Avoiding Bankruptcy By Using Retirement Accounts to Pay Debts

So, what about the opposite scenario? Instead of taking on more debt to turn equity into exempt property, what if you used your 401(k) and your IRA to pay off your other debt? This is almost never a good idea because you’re using protected money to pay debts that could be eliminated just by filing a bankruptcy case. I’ll let you in on a little secret. This almost never fixes the fundamental problem. You may pay off the debt, but what happens in a few years when you’ve charged up those accounts again?
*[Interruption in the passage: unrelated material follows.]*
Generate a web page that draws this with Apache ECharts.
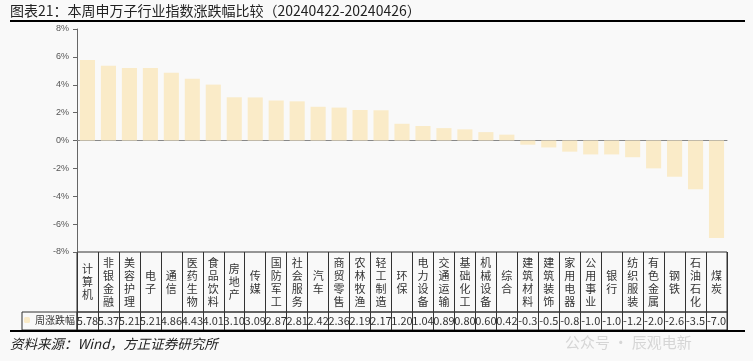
<!DOCTYPE html>
<html><head><meta charset="utf-8">
<script src="https://cdn.jsdelivr.net/npm/echarts@6/dist/echarts.min.js"></script>
<style>html,body{margin:0;padding:0;background:#f9f9f9;}#c{width:753px;height:361px;}</style>
</head><body><div id="c"></div>
<script>
const categories = ['计算机','非银金融','美容护理','电子','通信','医药生物','食品饮料','房地产','传媒','国防军工','社会服务','汽车','商贸零售','农林牧渔','轻工制造','环保','电力设备','交通运输','基础化工','机械设备','综合','建筑材料','建筑装饰','家用电器','公用事业','银行','纺织服装','有色金属','钢铁','石油石化','煤炭'];
const values = [5.78,5.37,5.21,5.21,4.86,4.43,4.01,3.10,3.09,2.87,2.81,2.42,2.36,2.19,2.17,1.20,1.04,0.89,0.80,0.60,0.42,-0.3,-0.5,-0.8,-1.0,-1.0,-1.2,-2.0,-2.6,-3.5,-7.0];
const valueLabels = ['5.78','5.37','5.21','5.21','4.86','4.43','4.01','3.10','3.09','2.87','2.81','2.42','2.36','2.19','2.17','1.20','1.04','0.89','0.80','0.60','0.42','-0.3','-0.5','-0.8','-1.0','-1.0','-1.2','-2.0','-2.6','-3.5','-7.0'];
const seriesName = '周涨跌幅';
const titleText = '图表21：本周申万子行业指数涨跌幅比较（20240422-20240426）';
const sourceText = '资料来源：Wind，方正证券研究所';

const cjk = '"Noto Sans CJK SC", sans-serif';
const chart = echarts.init(document.getElementById('c'));
const L = 77, R = 26;
chart.setOption({
  backgroundColor: '#f9f9f9',
  animation: false,
  grid: [
    {left: L, right: R, top: 29, height: 223},
    {left: L, right: R, top: 252, height: 60, show: true, borderColor: '#333', borderWidth: 1, backgroundColor: 'transparent'},
    {left: L, right: R, top: 312, height: 18, show: true, borderColor: '#333', borderWidth: 1, backgroundColor: 'transparent'}
  ],
  xAxis: [
    {gridIndex: 0, type: 'category', data: categories, axisLabel: {show: false}, axisTick: {show: false},
     axisLine: {show: true, onZero: true, lineStyle: {color: '#888', width: 1}}},
    {gridIndex: 1, type: 'category', data: categories, position: 'bottom',
     axisLine: {show: false}, axisTick: {show: false},
     splitLine: {show: true, lineStyle: {color: '#333', width: 1}},
     axisLabel: {interval: 0, margin: -30, verticalAlign: 'middle', fontFamily: cjk, fontSize: 11, lineHeight: 13, color: '#333',
       formatter: v => v.split('').join('\n')}},
    {gridIndex: 2, type: 'category', data: valueLabels, position: 'bottom',
     axisLine: {show: false}, axisTick: {show: false},
     splitLine: {show: true, lineStyle: {color: '#333', width: 1}},
     axisLabel: {interval: 0, margin: -9, verticalAlign: 'middle', fontFamily: cjk, fontSize: 11, color: '#333'}}
  ],
  yAxis: [
    {gridIndex: 0, type: 'value', min: -8, max: 8, interval: 2,
     axisLine: {show: true, lineStyle: {color: '#666'}}, axisTick: {show: true, length: 4, lineStyle: {color: '#666'}},
     splitLine: {show: false},
     axisLabel: {formatter: v => v + '%', fontSize: 9, color: '#555', fontFamily: 'Arial', margin: 8}},
    {gridIndex: 1, type: 'value', min: 0, max: 1, show: false},
    {gridIndex: 2, type: 'value', min: 0, max: 1, show: false}
  ],
  legend: {show: true, left: 24, top: 315, padding: 0, itemWidth: 6, itemHeight: 6, itemGap: 4,
    textStyle: {fontFamily: cjk, fontSize: 10, color: '#333'}, data: [seriesName]},
  series: [
    {name: seriesName, type: 'bar', xAxisIndex: 0, yAxisIndex: 0, data: values, barCategoryGap: '28%',
     itemStyle: {color: '#FAEBC8'}}
  ],
  graphic: [
    {type: 'text', left: 10, top: 4, style: {text: titleText, font: '14px ' + cjk, fill: '#222'}},
    {type: 'line', shape: {x1: 10, y1: 21, x2: 745, y2: 21}, style: {stroke: '#000', lineWidth: 2}},
    {type: 'rect', shape: {x: 22, y: 312, width: 55, height: 18}, style: {fill: 'none', stroke: '#333', lineWidth: 1}},
    {type: 'line', shape: {x1: 10, y1: 331, x2: 745, y2: 331}, style: {stroke: '#000', lineWidth: 2}},
    {type: 'text', left: 10, top: 337, style: {text: sourceText, font: 'italic 13.5px ' + cjk, fill: '#222'}},
    {type: 'text', left: 565, top: 335, style: {text: '公众号 · 辰观电新', font: '15px ' + cjk, fill: 'rgba(150,150,150,0.35)'}}
  ]
});
</script></body></html>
You’ll find yourself deep in debt again with no retirement. And, if you withdraw those funds from your 401(k) or your IRA before you turn 59 and a half, you’ll owe a big fat tax bill the following year.  

The Bottom Line

Before you take any action, you really need to sit down with a knowledgeable consumer bankruptcy attorney. There are tax implications for some of these transactions, and some will take careful planning and timing to satisfy the bankruptcy court if you choose that route. Most consumer bankruptcy attorneys will offer you a free initial consultation, but even if you have to pay for it, the advice will be invaluable.